By Berceste, at 21 Ekim 2010 15:53
a)Ben de üzüldüm Mine'yi tanımadığıma da Mine beni tanıyor mu peki? ;) Bizi tanıştırsana Berceste lüüütfeeeen!..
b)Pembe bana göre müthiş bilimsel ve organize biri. Hiç tarif uygulayamam bilirsiniz, kafama göre takılırım. Şimdi çıktı ortaya ya şu elma kurutma meselesinin aslı astarı; Mine de harika yapmış ve görüntülemiş ya, ben yapamam sanki artık :(
c)Masumiyetinin başına her an bir iş gelebilir, tempter kuvvetliyse, why not be seduced ;) Bknz. Masumiyet Müzesi (burada kahkaha efekti var)
d)Kahvehanelerde falan yaparlar elma çayı ama oralet gibi bir şey midir bilemem, içmem ki öyle şeyler.
By Oya Kayacan, at 21 Ekim 2010 17:19
Ben de icmem ve bilmezdim hic Elma Cayi'nin Turk milli icecegi oldugunu! Acep Misir Carsisi esnafinin turist kandirmacasi midir bu bilemedim!
Mine'ye bir yorum yazip tanisirsiniz yahu, ben niye araya giriyorum ki? :)
Iyi ki yazdigin yorumu takip et "tik" i var artik Blogger'in!
By Berceste, at 21 Ekim 2010 17:25
berceste merhabalar bu arada,
annoyam sandığının aksine benim bilimselliğim okumuş cehaleti.. hiç bir zaman evde sanayi tipi üretim yapmadım :)) senin mutfak çılgınlıklarının hayranıyım ilham veriyorsun resmen..ne yazık ki uzağız Berceste İzmirdeyim ben..
elma kurutma işinde senin yorumunu bekliyorum annoyam.. neden yapamam dedin ki bir anda.. herkesin tarzı farklı.. seninki herkesten farklı :)
Türk elma çayına gelince ıspartalı üreticiler kurutulmuş elma cipsi ve çayının ihracatına başlamışlardı.. belki öyle yayılmıştır.. normal kuru elma çayı yani bir farklılığı yok bildiğim kadarıyla..
By pembe, at 22 Ekim 2010 15:32
Grappa görünce insanın canı İtalya'da olmak istiyor be Oya!
By Tijen, at 22 Ekim 2010 19:23
Bak elma çayı ihracatına başlamışız bile Berceste.

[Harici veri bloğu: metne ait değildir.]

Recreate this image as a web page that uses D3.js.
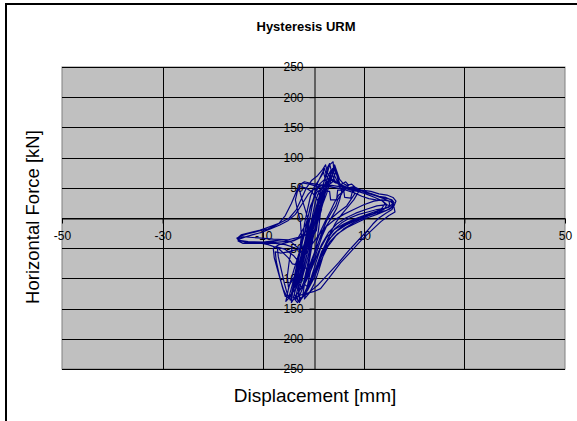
<!DOCTYPE html>
<html><head><meta charset="utf-8">
<script src="https://cdn.jsdelivr.net/npm/d3@7"></script>
<style>body{margin:0;background:#fff}svg{display:block}</style>
</head><body>
<svg id="c" width="577" height="421"></svg>
<script>
const title = "Hysteresis URM";
const xTitle = "Displacement [mm]";
const yTitle = "Horizontal Force [kN]";
const xTicks = [-50, -30, -10, 10, 30, 50];
const yTicks = [-250, -200, -150, -100, -50, 0, 50, 100, 150, 200, 250];

const displacement = [
0,0.6,1.2,1.5,1.1,0.3,-0.5,-1.2,-1.7,-1.2,-0.4,
0.4,1.4,2.2,2.7,2.2,1.2,0.2,-1.0,-2.0,-2.7,-2.2,-1.2,-0.2,
0.9,2.0,3.0,3.5,3.0,2.0,0.8,-0.4,-1.8,-3.0,-3.7,-3.1,-2.1,-1.0,0.1,
1.0,2.0,2.8,3.2,3.9,4.0,3.5,2.6,1.5,0.4,-1.0,-2.4,-3.6,-4.6,-5.5,-5.0,-3.9,-2.8,-1.8,-1.0,
-1.8,-2.6,-2.9,-2.2,-0.8,0.8,2.4,3.8,4.4,4.8,5.4,6.5,8.0,9.6,11.0,12.4,13.6,14.2,13.6,12.0,10.0,8.0,6.0,4.4,2.8,1.4,0.2,-1.2,-2.4,-3.0,-2.4,-1.6,-0.8,0,0.8,1.6,
1.4,1.0,0,-1.0,-2.2,-3.6,-5.0,-6.8,-8.6,-10.4,-12.2,-13.8,-14.8,-15.0,-14.0,-12.0,-10.0,-8.0,-6.0,-4.4,-3.0,-2.0,-1.2,-0.4,0.4,1.2,2.0,2.8,3.6,4.2,4.6,5.0,6.0,7.0,8.0,9.0,10.5,12.0,13.6,14.8,15.6,16.0,15.6,14.4,12.6,10.6,8.6,6.6,4.8,3.2,1.8,0.4,-0.8,-2.0,-3.2,-4.0,-3.4,-2.6,
-3.0,-2.8,-1.0,1.0,3.0,5.0,7.0,9.0,10.6,11.8,13.0,14.4,15.6,16.0,15.2,13.6,12.0,10.0,8.0,6.0,4.0,2.0,0.0,-1.6,-3.0,-4.2,
-5.0,-7.0,-9.0,-11.0,-13.0,-14.6,-15.2,-14.4,-12.6,-10.6,-8.6,-6.6,-4.8,-3.4,-2.4,-1.4,-0.4,0.8,1.8,2.4,2.8,3.4,4.2,5.4,7.0,8.6,10.0,11.6,13.0,14.4,15.4,15.8,15.0,13.6,12.0,10.0,8.0,6.0,4.0,2.6,1.4,0.4,-0.6,-1.8,-2.8,-3.4,
-2.0,0,1.4,3.4,5.4,7.6,9.7,11.6,13.4,15.0,16.2,16.0,14.6,12.6,10.4,8.4,6.4,4.6,3.0,1.6,0.6,-0.6,
-2.4,-4.0,-5.6,-7.2,-7.0,-6.4,-5.8,-5.2,-4.6,-4.0,-3.2,-2.4,-1.6,-1.0,-0.4,0.2,0.8,1.6,2.2,2.6,3.0,3.6,4.2,4.6,5.0,5.8,7.4,8.8,10.4,12.2,13.8,14.6,14.0,12.4,10.4,8.4,6.4,4.6,3.0,1.6,0.6,-0.4,-1.4,-2.2,-1.8,-1.0,-0.4,0,
-2.0,-4.0,-7.0,-10.0,-13.0,-14.8,-15.2,-14.0,-11.0,-8.0,-5.0,-3.0,-1.5,-0.5,0.5,1.5,3.0,4.5,6.0,5.6,4.8,4.4,3.6,2.6,1.6,0.6,-0.6,-1.6,-2.6,-3.6,-3.2,-2.2,-1.4,-0.6,0.2,
1.0,1.2,2.2,3.2,3.4,4.6,4.8,6.0,6.2,7.4,7.8,8.2,6.6,5.0,3.6,2.0,0.8,-0.4,-1.4,-2.4,-3.6,-4.4,-4.0,-3.4,-2.8,-2.2,-1.8,-1.2,-0.6,0.2,1.0,1.6,2.0,2.4,3.0,3.4,3.8,4.2,5.0,6.4,8.0,9.6,11.4,13.0,14.6,15.8,16.4,16.0,15.0,13.4,11.4,9.4,7.4,5.6,4.0,2.8,1.8,0.8,-0.2,-1.2,-2.0,-1.4,-0.8,-0.2,0.4,1.0,
0.6,-0.4,-1.6,-3.2,-5.0,-6.6,-7.6,-7.4,-6.8,-6.2,-5.6,-4.8,-4.0,-3.4,-2.8,-2.4,-2.6,-3.2,-3.6,-3.2,-2.6,-1.8,-0.8,0.4,1.6,2.8,3.6,4.2,4.6,5.2,5.8,6.6,7.6,8.4,9.8,11.2,12.6,14.0,15.0,15.2,14.2,12.6,10.8,9.0,7.2,5.6,4.2,3.0,2.0,1.0,0,-1.0,-2.0,-3.0,-3.8,-3.0,-2.2,-1.6,-1.0,-0.4,0.2,
0.8,1.6,2.4,2.0,1.4,0.6,-0.2,-1.0,-1.8,-2.6,-3.4,-4.2,-3.6,-2.8,-2.0,-1.4,-0.8,-0.2,0.4,1.2,2.2,2.8,3.2,3.6,4.2,5.0,5.6,5.2,4.6,3.8,2.8,1.8,0.8,-0.2,-1.2,-2.2,-3.0,-2.4,-1.6,-0.8,0,
-1.2,-3.0,-5.0,-6.8,-8.0,-7.8,-7.2,-6.6,-6.0,-5.2,-4.4,-3.8,-3.0,-2.2,-1.4,-0.6,0.6,2.0,3.6,5.2,6.8,8.2,9.0,8.0,6.8,5.6,4.4,3.4,2.6,1.8,1.0,0.2,-0.8,-1.8,-1.2,-0.4,0.4,1.0,1.4,
0.8,-0.4,-1.6,-2.8,-3.4,-4.4,-5.6,-7.0,-9.0,-11.0,-13.0,-14.6,-15.0,-13.6,-11.6,-9.6,-7.6,-5.6,-4.2,-4.8,-5.2,-5.0,-4.0,-3.0,-2.2,-1.2,-0.2,0.8,1.8,2.6,3.0,3.6,4.4,5.6,6.4,7.0,6.0,5.0,4.2,3.4,2.4,1.4,0.6
];
const force = [
0,18,34,40,24,4,-18,-38,-52,-32,-10,
10,34,52,60,40,14,-8,-38,-66,-84,-58,-28,-2,
24,50,72,80,58,32,6,-20,-56,-92,-108,-82,-50,-20,6,
32,58,76,88,93,82,64,40,16,-6,-42,-84,-112,-130,-138,-118,-86,-56,-28,-4,
18,40,54,58,56,52,50,60,76,68,52,46,42,36,32,30,29,24,16,8,0,-8,-18,-30,-48,-72,-98,-120,-134,-128,-104,-80,-54,-30,-8,14,
30,44,48,40,24,6,-4,-12,-18,-24,-28,-32,-35,-38,-42,-42,-40,-38,-36,-40,-50,-60,-48,-28,-6,18,40,56,70,80,72,58,52,50,52,48,42,38,34,32,30,26,18,12,6,0,-8,-16,-26,-40,-60,-84,-108,-128,-140,-132,-112,-90,
-120,-134,-124,-110,-92,-74,-54,-36,-22,-10,0,8,14,22,28,30,28,22,14,6,-4,-18,-40,-60,-78,-76,
-66,-50,-44,-41,-40,-38,-34,-28,-24,-20,-14,-8,0,14,32,50,62,70,80,88,74,66,60,54,48,46,44,40,36,34,30,24,18,14,10,4,-2,-10,-20,-32,-50,-76,-102,-124,-140,-130,
-126,-122,-117,-96,-74,-54,-35,-20,-6,4,10,18,22,20,14,8,0,-10,-24,-44,-64,-88,
-78,-62,-52,-48,-64,-86,-108,-126,-136,-120,-96,-70,-42,-14,14,40,58,72,82,70,62,68,84,74,60,50,46,44,40,34,28,22,14,8,2,-4,-12,-22,-36,-56,-80,-104,-122,-132,-110,-80,-50,-20,
-30,-38,-40,-40,-39,-37,-33,-31,-33,-35,-36,-32,-10,20,45,55,52,50,48,40,30,20,10,-5,-25,-50,-80,-105,-125,-135,-118,-92,-64,-36,-8,
20,40,45,44,30,30,46,47,34,33,46,40,20,10,0,-20,-44,-70,-94,-116,-130,-140,-112,-84,-58,-34,-10,14,36,52,62,70,76,62,58,72,82,70,56,52,48,46,44,40,38,34,28,20,14,10,6,0,-6,-14,-26,-40,-58,-80,-100,-114,-108,-86,-62,-38,-14,8,
-20,-34,-46,-52,-56,-58,-56,-72,-94,-114,-130,-128,-104,-80,-56,-30,-6,14,30,44,56,60,58,56,54,56,66,88,78,64,58,54,56,50,44,40,36,32,28,20,16,14,10,6,0,-8,-18,-32,-50,-72,-96,-116,-130,-138,-126,-100,-76,-52,-28,-4,20,
38,50,46,28,10,-10,-30,-52,-74,-96,-116,-124,-100,-76,-50,-26,-2,22,44,56,64,84,90,76,62,56,44,30,16,4,-10,-28,-52,-78,-100,-116,-108,-84,-58,-32,-6,
-20,-34,-40,-44,-50,-66,-84,-102,-118,-132,-126,-104,-70,-40,-10,20,42,52,54,52,50,50,44,30,18,6,-8,-24,-44,-66,-88,-108,-124,-134,-112,-80,-50,-20,10,
30,44,50,52,44,24,4,-10,-18,-22,-26,-30,-36,-40,-42,-42,-42,-44,-48,-70,-96,-114,-100,-82,-60,-36,-10,16,38,54,66,62,58,56,60,54,44,38,26,12,-4,-22,-40
];

const svg = d3.select("#c");

// outer chart frame
svg.append("rect").attr("x", 6).attr("y", 4).attr("width", 700).attr("height", 600)
  .attr("fill", "#fff").attr("stroke", "#000").attr("stroke-width", 2);

const x = d3.scaleLinear().domain([-50, 50]).range([62, 565]);
const y = d3.scaleLinear().domain([-250, 250]).range([369, 67]);

// plot area
svg.append("rect").attr("x", x(-50)).attr("y", y(250))
  .attr("width", x(50) - x(-50)).attr("height", y(-250) - y(250))
  .attr("fill", "#c0c0c0").attr("stroke", "#808080").attr("stroke-width", 1);

// gridlines
svg.append("g").selectAll("line").data(yTicks).join("line")
  .attr("x1", x(-50)).attr("x2", x(50))
  .attr("y1", d => Math.round(y(d)) + 0.5).attr("y2", d => Math.round(y(d)) + 0.5)
  .attr("stroke", "#000").attr("stroke-width", 1);
svg.append("g").selectAll("line").data(xTicks.filter(d => Math.abs(d) < 50)).join("line")
  .attr("x1", d => Math.round(x(d)) + 0.5).attr("x2", d => Math.round(x(d)) + 0.5)
  .attr("y1", y(250)).attr("y2", y(-250))
  .attr("stroke", "#000").attr("stroke-width", 1);

const font = "Arial, 'Liberation Sans', sans-serif";

// x axis at y=0
const gx = svg.append("g").attr("transform", `translate(0,${Math.round(y(0)) + 0.5})`)
  .call(d3.axisBottom(x).tickValues(xTicks).tickFormat(d => String(d)).tickSize(5).tickPadding(8).tickSizeOuter(0));
gx.select(".domain").attr("stroke", "#000");
gx.selectAll("line").attr("stroke", "#000");
gx.selectAll("text").attr("font-family", font).attr("font-size", 12).attr("fill", "#000");

// y axis at x=0
const gy = svg.append("g").attr("transform", `translate(${Math.round(x(0)) + 0.5},0)`)
  .call(d3.axisLeft(y).tickValues(yTicks).tickFormat(d => String(d)).tickSize(5).tickPadding(6).tickSizeOuter(0));
gy.select(".domain").attr("stroke", "#000");
gy.selectAll("line").attr("stroke", "#000");
gy.selectAll("text").attr("font-family", font).attr("font-size", 12).attr("fill", "#000");

// hysteresis curve
const pts = displacement.map((d, i) => [d, force[i]]);
svg.append("path").datum(pts)
  .attr("d", d3.line().x(d => x(d[0])).y(d => y(d[1])))
  .attr("fill", "none").attr("stroke", "#000080").attr("stroke-width", 1.2)
  .attr("stroke-linejoin", "round");

// titles
svg.append("text").attr("x", 306).attr("y", 31).attr("text-anchor", "middle")
  .attr("font-family", font).attr("font-weight", "bold").attr("font-size", 13).text(title);
svg.append("text").attr("x", 315).attr("y", 402).attr("text-anchor", "middle")
  .attr("font-family", font).attr("font-size", 19).text(xTitle);
svg.append("text").attr("transform", "translate(39,217) rotate(-90)").attr("text-anchor", "middle")
  .attr("font-family", font).attr("font-size", 18.5).text(yTitle);
</script>
</body></html>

Milli lafına gelince duracaksın ama iki dakka :) Tanıştır demem şakaydı tabii yaaa, davette miyiz?
----------
Pembe çok tuhaf bir tabir bu "evde sanayi tipi üretim". Hiç kullanmamıştım, alışmalıyım. Elma kurutma konusu..., ne biliiim işte, o düzenek kurulmuş, elmalar kurutulmuş, bir akıllı ben miymişim gibi bir alınganlık çöktü üzerime ;)))
----------
Evvet bre Tizo, hele de kuzeylerde şöyle, dağlarda.